• How Is Paris Using Stickers to Manage Pollution?

Air Clean Up

How Is Paris Using Stickers to Manage Pollution?

Jan 18 2017

The Parisian Mayor Anne Hidalgo has unveiled her latest scheme intended to combat rising levels of pollution in the French capital – anti-pollution stickers which must be displayed by all vehicles entering the city limits.

The stickers are divided into six categories which designate varying levels of pollution, as well as a seventh into which the oldest vehicles fall. On particularly polluted days, cars, buses, lorries and scooters which are guilty of higher rates of pollution may be refused entry into the city.

Hidalgo’s latest offence

The measure, known as Crit’Air (a play on words involving criteria and air), came into effect on Monday 16th January and is a direct response to increased incidences of heavy smog over the capital. Motorists must obtain and display a sticker on their vehicle or else risk a fine of between €68 and €135, though it’s thought that penalties will be few and far between in the opening months of its implementation.

The idea is just the latest in a series of environmentally-minded initiatives from the socialist mayor, who has made it her personal mission to clean up Paris’ poor airwaves. In September 2015, Paris was turned into a car-free city for one day, with motorists encouraged to take advantage of the city’s extensive public transportation network free of charge.

She has also put forward plans to pedestrianize the banks of the River Seine, which if they come to fruition would cost a total of €8 million and would revolutionise the appearance of Paris city centre.  

British motorists beware

The new legislation will apply to all vehicles entering the French capital, including overseas cars from the UK. As such, British tourists visiting Paris have been warned to make sure they comply with the law or risk incurring a hefty fine.

Stickers can be obtained online and cost roughly €4 (£3.50) to purchase. According to the environment minister Ségolène Royal, 2.5 million units have already been ordered and though the website is currently only available in French, plans to roll out a foreign-language extension of it are scheduled for later this month.

The seventh, unlisted category of the stickers applies to cars that were registered prior to 1997, motorbikes and scooters from before 2000 and buses and trucks from pre-2001. These vehicles will be banned outright from entering Paris when pollution is particularly poor.

Not everyone is convinced

While the government is enthusiastic about the new measure and believes it will prove to be far more effective than the odd-even number plate embargo imposed at periodic intervals over the past few years, not everyone is supportive of its implementation.
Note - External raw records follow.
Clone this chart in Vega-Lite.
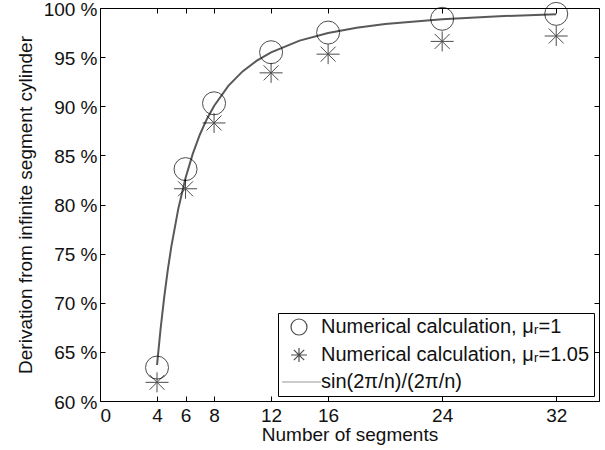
{
  "$schema": "https://vega.github.io/schema/vega-lite/v6.json",
  "width": 499,
  "height": 393,
  "autosize": "none",
  "padding": {"left": 100, "top": 8, "right": 6, "bottom": 49},
  "config": {
    "font": "Liberation Sans",
    "view": {"stroke": "black", "strokeWidth": 1},
    "axis": {
      "grid": false,
      "domain": false,
      "tickColor": "black",
      "tickSize": -5,
      "labelColor": "#111111",
      "titleColor": "#111111",
      "labelFontSize": 19,
      "titleFontSize": 19,
      "titleFontWeight": "normal",
      "labelFont": "Liberation Sans",
      "titleFont": "Liberation Sans"
    }
  },
  "datasets": {
    "points": [
      {"n": 4, "v": 63.4, "series": "Numerical calculation, μᵣ=1"},
      {"n": 6, "v": 83.6, "series": "Numerical calculation, μᵣ=1"},
      {"n": 8, "v": 90.3, "series": "Numerical calculation, μᵣ=1"},
      {"n": 12, "v": 95.5, "series": "Numerical calculation, μᵣ=1"},
      {"n": 16, "v": 97.5, "series": "Numerical calculation, μᵣ=1"},
      {"n": 24, "v": 98.9, "series": "Numerical calculation, μᵣ=1"},
      {"n": 32, "v": 99.4, "series": "Numerical calculation, μᵣ=1"},
      {"n": 4, "v": 61.9, "series": "Numerical calculation, μᵣ=1.05"},
      {"n": 6, "v": 81.6, "series": "Numerical calculation, μᵣ=1.05"},
      {"n": 8, "v": 88.3, "series": "Numerical calculation, μᵣ=1.05"},
      {"n": 12, "v": 93.4, "series": "Numerical calculation, μᵣ=1.05"},
      {"n": 16, "v": 95.3, "series": "Numerical calculation, μᵣ=1.05"},
      {"n": 24, "v": 96.6, "series": "Numerical calculation, μᵣ=1.05"},
      {"n": 32, "v": 97.15, "series": "Numerical calculation, μᵣ=1.05"}
    ],
    "curve": [
      {"n": 4, "v": 63.662},
      {"n": 4.25, "v": 67.352},
      {"n": 4.5, "v": 70.532},
      {"n": 4.75, "v": 73.286},
      {"n": 5, "v": 75.683},
      {"n": 5.5, "v": 79.625},
      {"n": 6, "v": 82.699},
      {"n": 6.5, "v": 85.13},
      {"n": 7, "v": 87.102},
      {"n": 7.5, "v": 88.71},
      {"n": 8, "v": 90.032},
      {"n": 9, "v": 92.073},
      {"n": 10, "v": 93.549},
      {"n": 11, "v": 94.64},
      {"n": 12, "v": 95.493},
      {"n": 14, "v": 96.676},
      {"n": 16, "v": 97.450},
      {"n": 18, "v": 97.98},
      {"n": 20, "v": 98.363},
      {"n": 24, "v": 98.862},
      {"n": 28, "v": 99.163},
      {"n": 32, "v": 99.359}
    ]
  },
  "layer": [
    {
      "data": {"name": "curve"},
      "mark": {"type": "line", "color": "#595959", "strokeWidth": 2},
      "encoding": {
        "x": {"field": "n", "type": "quantitative", "scale": {"domain": [0, 35], "nice": false},
              "axis": {"orient": "top", "labels": false, "title": null, "values": [0, 4, 6, 8, 12, 16, 24, 32]}},
        "y": {"field": "v", "type": "quantitative", "scale": {"domain": [60, 100], "nice": false},
              "axis": {"orient": "right", "labels": false, "title": null, "values": [60, 65, 70, 75, 80, 85, 90, 95, 100]}}
      }
    },
    {
      "data": {"name": "points"},
      "mark": {"type": "point", "filled": false, "size": 529, "strokeWidth": 1},
      "encoding": {
        "x": {"field": "n", "type": "quantitative", "scale": {"domain": [0, 35], "nice": false},
              "axis": {"orient": "bottom", "title": "Number of segments", "values": [0, 4, 6, 8, 12, 16, 24, 32], "labelPadding": 10, "titlePadding": 0}},
        "y": {"field": "v", "type": "quantitative", "scale": {"domain": [60, 100], "nice": false},
              "axis": {"orient": "left", "title": "Derivation from infinite segment cylinder", "values": [60, 65, 70, 75, 80, 85, 90, 95, 100], "labelExpr": "datum.value + ' %'", "labelPadding": 8, "labelOffset": 1, "titlePadding": 8}},
        "shape": {
          "field": "series", "type": "nominal",
          "scale": {
            "domain": ["Numerical calculation, μᵣ=1", "Numerical calculation, μᵣ=1.05", "sin(2π/n)/(2π/n)"],
            "range": ["circle", "M-1,0L1,0M0,-0.87L0,0.87M-0.65,-0.65L0.65,0.65M-0.65,0.65L0.65,-0.65", "M-2.125,0L2.75,0"]
          },
          "legend": {
            "title": null,
            "orient": "bottom-right",
            "offset": 5,
            "strokeColor": "black",
            "fillColor": "white",
            "padding": 4,
            "labelFontSize": 20,
            "labelColor": "#111111",
            "labelFont": "Liberation Sans",
            "labelLimit": 400,
            "labelOffset": 12,
            "rowPadding": 7,
            "symbolSize": 256,
            "symbolStrokeWidth": 1.2,
            "symbolOffset": 7
          }
        },
        "color": {
          "field": "series", "type": "nominal",
          "scale": {
            "domain": ["Numerical calculation, μᵣ=1", "Numerical calculation, μᵣ=1.05", "sin(2π/n)/(2π/n)"],
            "range": ["black", "black", "#6e6e6e"]
          }
        }
      }
    }
  ],
  "resolve": {"axis": {"x": "independent", "y": "independent"}}
}
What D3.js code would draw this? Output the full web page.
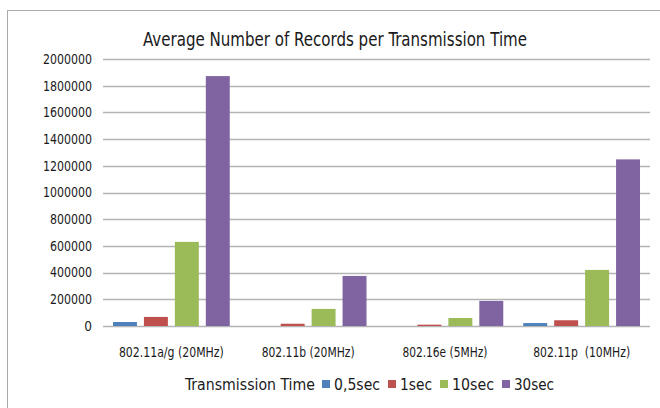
<!DOCTYPE html>
<html><head><meta charset="utf-8">
<script src="https://cdn.jsdelivr.net/npm/d3@7"></script>
<style>body{margin:0;background:#fff}svg{display:block}text{font-family:"DejaVu Sans Condensed","DejaVu Sans",sans-serif;font-stretch:condensed;fill:#1a1a1a}</style>
</head><body><svg id="c" width="660" height="408"></svg>
<script>
const categories = ["802.11a/g (20MHz)", "802.11b (20MHz)", "802.16e (5MHz)", "802.11p  (10MHz)"];
const seriesNames = ["0,5sec", "1sec", "10sec", "30sec"];
const s05 = [30000, 0, 0, 22000];
const s1 = [68000, 17000, 10000, 43000];
const s10 = [630000, 128000, 60000, 420000];
const s30 = [1872000, 375000, 188000, 1248000];
const yTicks = [0, 200000, 400000, 600000, 800000, 1000000, 1200000, 1400000, 1600000, 1800000, 2000000];
const colors = ["#4F81BD", "#C0504D", "#9BBB59", "#8064A2"];
const title = "Average Number of Records per Transmission Time";
const legendTitle = "Transmission Time";

const values = [s05, s1, s10, s30];
const svg = d3.select("#c");
svg.append("rect").attr("x", 7.5).attr("y", 10.5).attr("width", 700).attr("height", 500)
  .attr("fill", "#fff").attr("stroke", "#aaa");

function fit(sel, w) {
  sel.each(function () {
    const n = this.getComputedTextLength();
    if (Math.abs(n - w) > 1) d3.select(this).attr("textLength", w).attr("lengthAdjust", "spacingAndGlyphs");
  });
}

const L = 103, R = 650, T = 59, B = 326;
const x0 = d3.scaleBand().domain(categories).range([L, R]).padding(0);
const bw = x0.bandwidth();
const x1 = d3.scaleBand().domain(seriesNames).range([bw * 0.073, bw * 0.927]).paddingInner(0.226).paddingOuter(0);
const y = d3.scaleLinear().domain([0, 2000000]).range([B, T]);

svg.append("g").selectAll("line").data(yTicks).join("line")
  .attr("x1", L).attr("x2", R).attr("y1", d => Math.round(y(d)) + 0.5).attr("y2", d => Math.round(y(d)) + 0.5)
  .attr("stroke", "#b4b4b4").attr("stroke-width", 1.3);

const yAxis = d3.axisLeft(y).tickValues(yTicks).tickSize(0).tickPadding(11).tickFormat(d3.format("d"));
const ga = svg.append("g").attr("transform", `translate(${L},0)`).call(yAxis);
ga.select(".domain").remove();
ga.selectAll("text").attr("font-size", 13.5).style("font-family", null).attr("fill", "#1a1a1a").each(function () {
  const t = d3.select(this); fit(t, t.text().length * 7);
});

const groups = svg.append("g").selectAll("g").data(categories).join("g")
  .attr("transform", d => `translate(${x0(d)},0)`);
groups.selectAll("rect").data((c, i) => seriesNames.map((s, j) => ({s, v: values[j][i], j})))
  .join("rect")
  .attr("x", d => x1(d.s)).attr("width", x1.bandwidth())
  .attr("y", d => y(d.v)).attr("height", d => B - y(d.v))
  .attr("fill", d => colors[d.j]);

const xAxis = d3.axisBottom(x0).tickSize(0).tickPadding(21);
const gx = svg.append("g").attr("transform", `translate(0,${B})`).call(xAxis);
gx.select(".domain").remove();
const catW = [105, 93, 85, 97];
gx.selectAll("text").attr("font-size", 13.5).style("font-family", null).attr("fill", "#1a1a1a").style("white-space", "pre")
  .each(function (d, i) { fit(d3.select(this), catW[i]); });

const tt = svg.append("text").attr("x", 335).attr("y", 46).attr("text-anchor", "middle")
  .attr("font-size", 20).text(title);
fit(tt, 384);

// legend
const lg = svg.append("g").attr("transform", "translate(0,384)");
const lt = lg.append("text").attr("x", 185).attr("y", 6).attr("font-size", 16.5).text(legendTitle);
fit(lt, 130);
const lx = [322, 388, 440, 502];
const lw = [46, 32, 42, 40];
seriesNames.forEach((s, i) => {
  lg.append("rect").attr("x", lx[i]).attr("y", -4).attr("width", 8).attr("height", 8).attr("fill", colors[i]);
  const t = lg.append("text").attr("x", lx[i] + 12).attr("y", 6).attr("font-size", 16.5).text(s);
  fit(t, lw[i]);
});
</script></body></html>
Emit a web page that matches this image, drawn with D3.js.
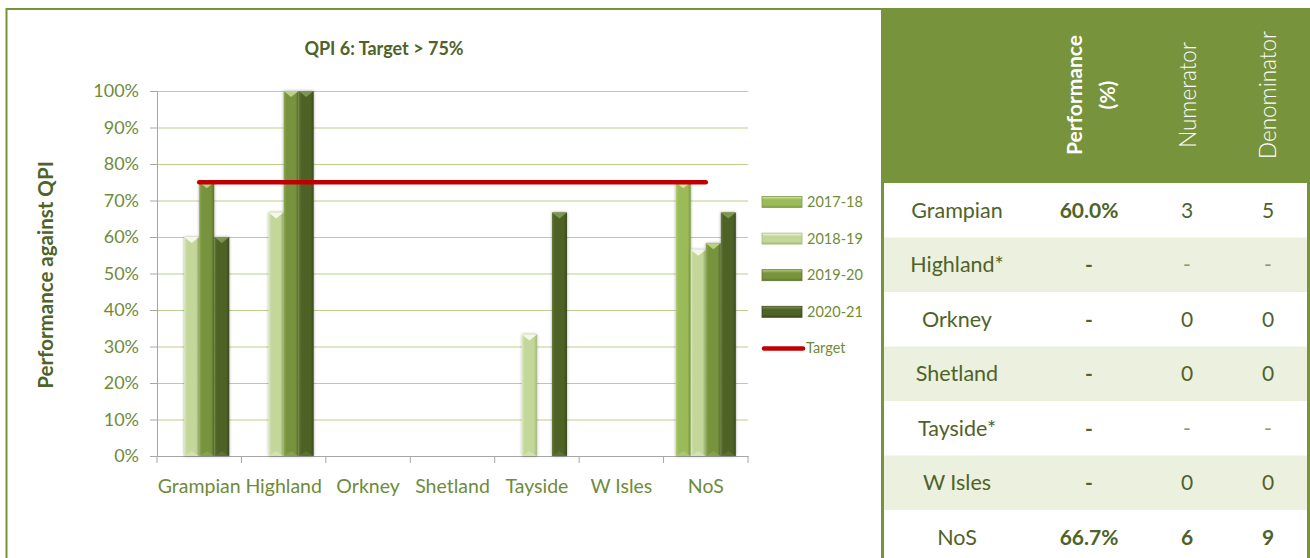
<!DOCTYPE html>
<html>
<head>
<meta charset="utf-8">
<script src="https://cdn.jsdelivr.net/npm/d3@7"></script>
<style>
  html, body { margin: 0; padding: 0; background: #fff; }
  svg { display: block; font-family: Lato, "Open Sans", sans-serif; }
</style>
</head>
<body>
<div id="chart"></div>
<script>
// chart data
const categories = ["Grampian", "Highland", "Orkney", "Shetland", "Tayside", "W Isles", "NoS"];
const seriesNames = ["2017-18", "2018-19", "2019-20", "2020-21"];
const values1718 = [null, null, null, null, null, null, 75];
const values1819 = [60, 66.7, null, null, 33.3, null, 56.5];
const values1920 = [75, 100, null, null, null, null, 58.3];
const values2021 = [60, 100, null, null, 66.7, null, 66.7];
const targetValues = [75, 75, 75, 75, 75, 75, 75];
const yTicks = [0, 10, 20, 30, 40, 50, 60, 70, 80, 90, 100];

// table data
const tableHeaders = [["Performance", "(%)"], ["Numerator"], ["Denominator"]];
const tableNames = ["Grampian", "Highland*", "Orkney", "Shetland", "Tayside*", "W Isles", "NoS"];
const tablePerf = ["60.0%", "-", "-", "-", "-", "-", "66.7%"];
const tableNum = ["3", "-", "0", "0", "-", "0", "6"];
const tableDen = ["5", "-", "0", "0", "-", "0", "9"];

const seriesValues = [values1718, values1819, values1920, values2021];
// base, light edge, dark edge, top facet
const seriesColors = [
  ["#9bbb59", "#b3cf7a", "#7f9c44", "#d5e6a8"],
  ["#c4d79b", "#dbe8bd", "#a6bb78", "#f4f8ea"],
  ["#77933c", "#8dab50", "#5f772d", "#b9d087"],
  ["#4f6228", "#647a35", "#3b4a1d", "#7d9650"]
];

const W = 1310, H = 558;
const green = "#77933c", darkText = "#4f6228", tickText = "#6f8b3a";

const svg = d3.select("#chart").append("svg").attr("width", W).attr("height", H);
const defs = svg.append("defs");

// bevel gradients
seriesColors.forEach(function(c, i) {
  const g = defs.append("linearGradient").attr("id", "bar" + i)
    .attr("x1", "0").attr("x2", "1").attr("y1", "0").attr("y2", "0");
  g.append("stop").attr("offset", "0").attr("stop-color", c[1]);
  g.append("stop").attr("offset", "0.18").attr("stop-color", c[0]);
  g.append("stop").attr("offset", "0.78").attr("stop-color", c[0]);
  g.append("stop").attr("offset", "1").attr("stop-color", c[2]);
  const gl = defs.append("linearGradient").attr("id", "leg" + i)
    .attr("x1", "0").attr("x2", "0").attr("y1", "0").attr("y2", "1");
  gl.append("stop").attr("offset", "0").attr("stop-color", c[3]);
  gl.append("stop").attr("offset", "0.3").attr("stop-color", c[0]);
  gl.append("stop").attr("offset", "0.75").attr("stop-color", c[0]);
  gl.append("stop").attr("offset", "1").attr("stop-color", c[2]);
});
const shadow = defs.append("filter").attr("id", "shadow")
  .attr("x", "-50%").attr("y", "-10%").attr("width", "200%").attr("height", "120%");
shadow.append("feDropShadow").attr("dx", 0).attr("dy", 0).attr("stdDeviation", 1.6)
  .attr("flood-color", "#000").attr("flood-opacity", 0.35);

// chart frame
svg.append("line").attr("x1", 6).attr("x2", 884).attr("y1", 9).attr("y2", 9)
  .attr("stroke", green).attr("stroke-width", 2);
svg.append("line").attr("x1", 6.5).attr("x2", 6.5).attr("y1", 8).attr("y2", H)
  .attr("stroke", green).attr("stroke-width", 2);

// scales
const x = d3.scaleBand().domain(categories).range([157, 748]);
const xs = d3.scaleBand().domain(seriesNames).range([0, x.bandwidth()]).paddingOuter(0.81);
const y = d3.scaleLinear().domain([0, 100]).range([456, 91]);

// gridlines
svg.append("g").attr("transform", "translate(157,0)")
  .call(d3.axisLeft(y).tickValues(yTicks.slice(1)).tickSize(-(748 - 157)).tickFormat(""))
  .call(g => g.select(".domain").remove())
  .call(g => g.selectAll("line").attr("stroke", "#b9d28c").attr("stroke-width", 1.2));

// y axis
svg.append("g").attr("transform", "translate(157,0)")
  .call(d3.axisLeft(y).tickValues(yTicks).tickSize(7).tickPadding(11).tickFormat(d => d + "%"))
  .call(g => g.select(".domain").attr("stroke", "#a6a6a6"))
  .call(g => g.selectAll("line").attr("stroke", "#a6a6a6"))
  .call(g => g.selectAll("text").attr("fill", tickText).attr("font-size", 18).attr("font-family", "Lato"));

// x axis
svg.append("g").attr("transform", "translate(0,456)")
  .call(d3.axisBottom(x).tickSize(0).tickPadding(23))
  .call(g => g.select(".domain").attr("stroke", "#a6a6a6"))
  .call(g => g.selectAll("text").attr("fill", tickText).attr("font-size", 19.5).attr("font-family", "Lato"));
const boundaries = categories.map(c => x(c)).concat([x.range()[1]]);
svg.append("g").selectAll("line").data(boundaries).join("line")
  .attr("x1", d => d).attr("x2", d => d).attr("y1", 456).attr("y2", 463)
  .attr("stroke", "#a6a6a6");

// bars
const barData = [];
seriesValues.forEach(function(vals, si) {
  vals.forEach(function(v, ci) {
    if (v !== null) barData.push({ s: si, c: categories[ci], v: v });
  });
});
const bars = svg.append("g").selectAll("g").data(barData).join("g")
  .attr("filter", "url(#shadow)");
bars.append("rect")
  .attr("x", d => x(d.c) + xs(seriesNames[d.s]))
  .attr("y", d => y(d.v))
  .attr("width", xs.bandwidth())
  .attr("height", d => y(0) - y(d.v))
  .attr("fill", d => "url(#bar" + d.s + ")");
bars.append("path")
  .attr("d", function(d) {
    const x0 = x(d.c) + xs(seriesNames[d.s]), x1 = x0 + xs.bandwidth(), t = y(d.v);
    return "M" + x0 + "," + t + "L" + x1 + "," + t + "L" + (x0 + x1) / 2 + "," + (t + 6) + "Z";
  })
  .attr("fill", d => seriesColors[d.s][3]);
bars.append("path")
  .attr("d", function(d) {
    const x0 = x(d.c) + xs(seriesNames[d.s]), x1 = x0 + xs.bandwidth(), b = y(0);
    return "M" + x0 + "," + b + "L" + x1 + "," + b + "L" + (x0 + x1) / 2 + "," + (b - 5) + "Z";
  })
  .attr("fill", d => seriesColors[d.s][1]).attr("opacity", 0.6);

// target line
const line = d3.line()
  .x((d, i) => x(categories[i]) + x.bandwidth() / 2)
  .y(d => y(d));
svg.append("path").datum(targetValues).attr("d", line)
  .attr("fill", "none").attr("stroke", "#c00000").attr("stroke-width", 4.5)
  .attr("stroke-linecap", "round");

// title
svg.append("text").attr("x", 384).attr("y", 55).attr("text-anchor", "middle")
  .attr("font-weight", "bold").attr("font-size", 18).attr("fill", darkText)
  .text("QPI 6: Target > 75%");

// y axis title
svg.append("text").attr("transform", "translate(53,275) rotate(-90)")
  .attr("text-anchor", "middle").attr("font-weight", "bold").attr("font-size", 20.5)
  .attr("fill", darkText).text("Performance against QPI");

// legend
const legendItems = seriesNames.concat(["Target"]);
const leg = svg.append("g").selectAll("g").data(legendItems).join("g")
  .attr("transform", (d, i) => "translate(762," + (202 + i * 36.6) + ")");
leg.filter((d, i) => i < 4).append("rect")
  .attr("x", 0).attr("y", -5.5).attr("width", 40).attr("height", 11)
  .attr("fill", (d, i) => "url(#leg" + i + ")")
  .attr("stroke", (d, i) => seriesColors[i][2]).attr("stroke-width", 0.8);
leg.filter(d => d === "Target").append("line")
  .attr("x1", 2).attr("x2", 41).attr("y1", 0).attr("y2", 0)
  .attr("stroke", "#c00000").attr("stroke-width", 4.5).attr("stroke-linecap", "round");
leg.append("text").attr("x", (d, i) => i < 4 ? 45 : 44).attr("y", 0).attr("dy", "0.35em")
  .attr("font-size", 14.5).attr("fill", tickText).text(d => d);

// table
const tx0 = 881, tx1 = 1310, headTop = 8, headBottom = 183;
const rowH = 54.5;
const colX = [957, 1089, 1187, 1268];
svg.append("rect").attr("x", tx0).attr("y", headTop).attr("width", tx1 - tx0).attr("height", headBottom - headTop)
  .attr("fill", green);
const rows = svg.append("g").selectAll("g").data(tableNames).join("g")
  .attr("transform", (d, i) => "translate(0," + (headBottom + i * rowH) + ")");
rows.append("rect").attr("x", tx0).attr("y", 0).attr("width", tx1 - tx0).attr("height", rowH)
  .attr("fill", (d, i) => i % 2 === 1 ? "#ebf1de" : "#fff");
svg.append("rect").attr("x", tx0).attr("y", headBottom).attr("width", 3).attr("height", H - headBottom).attr("fill", green);
svg.append("rect").attr("x", tx1 - 3).attr("y", headBottom).attr("width", 3).attr("height", H - headBottom).attr("fill", green);

rows.append("text").attr("x", colX[0]).attr("y", rowH / 2).attr("dy", "0.36em")
  .attr("text-anchor", "middle").attr("font-size", 21.5).attr("fill", darkText).text(d => d);
rows.append("text").attr("x", colX[1]).attr("y", rowH / 2).attr("dy", "0.36em")
  .attr("text-anchor", "middle").attr("font-size", 21).attr("font-weight", "bold")
  .attr("fill", darkText).text((d, i) => tablePerf[i]);
rows.append("text").attr("x", colX[2]).attr("y", rowH / 2).attr("dy", "0.36em")
  .attr("text-anchor", "middle").attr("font-size", 21)
  .attr("font-weight", (d, i) => i === tableNames.length - 1 ? "bold" : "normal")
  .attr("fill", (d, i) => tableNum[i] === "-" ? "#8a9a6a" : darkText).text((d, i) => tableNum[i]);
rows.append("text").attr("x", colX[3]).attr("y", rowH / 2).attr("dy", "0.36em")
  .attr("text-anchor", "middle").attr("font-size", 21)
  .attr("font-weight", (d, i) => i === tableNames.length - 1 ? "bold" : "normal")
  .attr("fill", (d, i) => tableDen[i] === "-" ? "#8a9a6a" : darkText).text((d, i) => tableDen[i]);

// header labels (rotated)
const headX = [[1075, 1108], [1188], [1268]];
tableHeaders.forEach(function(lines, ci) {
  lines.forEach(function(t, li) {
    svg.append("text").attr("transform", "translate(" + headX[ci][li] + ",95) rotate(-90)")
      .attr("text-anchor", "middle").attr("dy", "0.35em")
      .attr("font-size", ci === 0 ? 21 : 22.5).attr("font-weight", ci === 0 ? "bold" : "300")
      .attr("fill", "#fff").text(t);
  });
});
</script>
</body>
</html>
The organisation 40 Million Motorists have been outspoken in their condemnation of the stickers, claiming that little support has been provided to those motorists who currently own polluting vehicles through little fault of their own.

“In Germany for example there is a system for adapting older cars and people are given a subsidy by the government to fit their car with that non-polluting technology,” explained Daniel Quéro, a spokesperson for the outfit. “Whereas in France solutions are being put forth without offering good alternatives.”